One of the central claims of Deirdre McCloskey’s The Rhetoric of Economics is that there is a major disconnect between the practice of economics and how economists describe that practice. She indicts the field for embracing the ideals of reductionist modernist scientism; that is, of thinking that it is possible to develop a single scientific method that can be explained and easily understood by undergraduates, which nevertheless provides an unshakable foundation for progress in science.
I’ve taken up this argument elsewhere, but I want to focus on an interesting aspect of it here. Unlike the party line at many of the heterodox schools of economics, McCloskey does not deny that economists have made progress in the past 50-100 years. She thinks the proliferation of mathematical models and econometrics have been tremendously beneficial, in fact. She simply thinks that, by taking too narrow an interpretation of what counts as science, economists have handicapped themselves unnecessarily.
But isn’t it interesting that they could hold onto an epistemology that is completely wrong, and yet continue to make progress in practice? The divide between what is described as scientific and what economists do in practice is uncanny; why does it exist? Why does it go so largely unnoticed? Could it serve some purpose?
I am reminded of Karl Popper’s description of the towering figures of the Enlightenment—how they were seized by the notion that truth is manifest, that it is visible and recognizable if only you seek to find it. Popper argued that this is utterly wrong, yet amazingly, belief in it motivated some of the best work in science and scholarship in history.

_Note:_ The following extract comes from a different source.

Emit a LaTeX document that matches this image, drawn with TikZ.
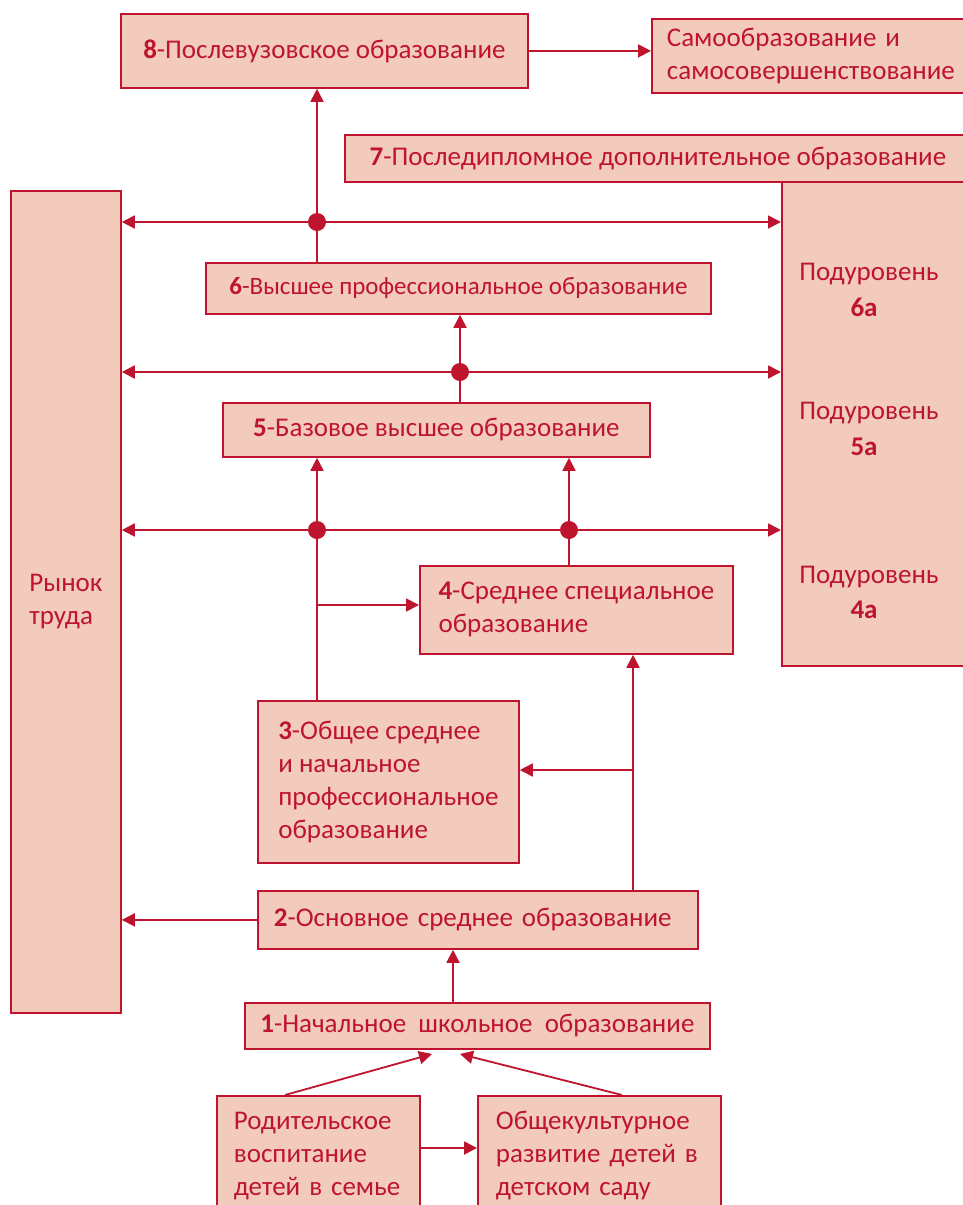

The irony of this example is that Popper and his intellectual descendants are the primary targets of McCloskey’s book and its sequels. But could Popperian falsificationism play a similar role for economists as the doctrine of a manifest truth did for the Enlightenment thinkers?
It puts me in mind of Virginia Postrel’s The Power of Glamour, though glamour is visual rather than verbal. Still, there is an image here—an image of oneself as scientist, and image of what it means to be a scientist. Glamour is an image that is more simple, more perfect than reality could ever be, and it provokes a sense of longing. It is “known to be false but felt to be true.”
The glamour of Popper’s epistemology is hard to deny. The essay in which Popper discusses the doctrine of manifest truth, “On the Sources of Knowledge and Ignorance,” is part of the collection called Conjectures and Refutations. Throughout the collection Popper calls for scientists to advance “bold conjectures” and then “attempted refutations.” Popper makes the aspiring scientist feel akin to the courageous warrior; not advancing timidly but boldly, sticking your own neck out for the greater good of all. In short, he makes science sound exciting—no small accomplishment.
McCloskey doesn’t deny that science often requires courage—and the rest of the virtues. What she denies is that the practice of science boils down to Popper’s very simple formula. For one thing, falsification is not so straightforward as Popper claims. People must be persuaded that a falsification has occurred, a much more spongy matter than hard-headed methodologists like to make it sound. For another, most of science is getting up to speed on other people’s accomplishments, ideas, failures, and so on. In short, it’s immersing yourself into a body of scholarship. There is simply nothing sexy about that.
What macho epistemology along the lines that Popper and other methodologists may do is spark people’s initial interest in a field. Science, like all practices, has standards of quality that are accessible only to those who have been inculcated in the norms of the community of practice. Before that inculcation takes place, the thing that draws people in the first place, the carrots, are external goods. That is, the promise of material rewards, or fame, or glory, or anything other than the “goods internal to the practice”, and MacIntyre would say.
What are we to make of this? Does science need a noble lie? I would not go that far. Like McCloskey, I believe in the strength of committed self-consciousness. But I also don’t think that sweeping aside shared myths and glamour is a guarantee of future success; for one thing, history has shown us that a great deal can be accomplished even while buying into some very implausible myths. For another, we all need objects of aspiration, even if complete attainment is forever out of reach.
But not all such aspirations are made equal. And there’s a strong case to be made that the methodologist mythology worshipped in economics has run out of resources for spurring further advancements. I stand with McCloskey in believing that it is high time for economics to step out of the sandbox.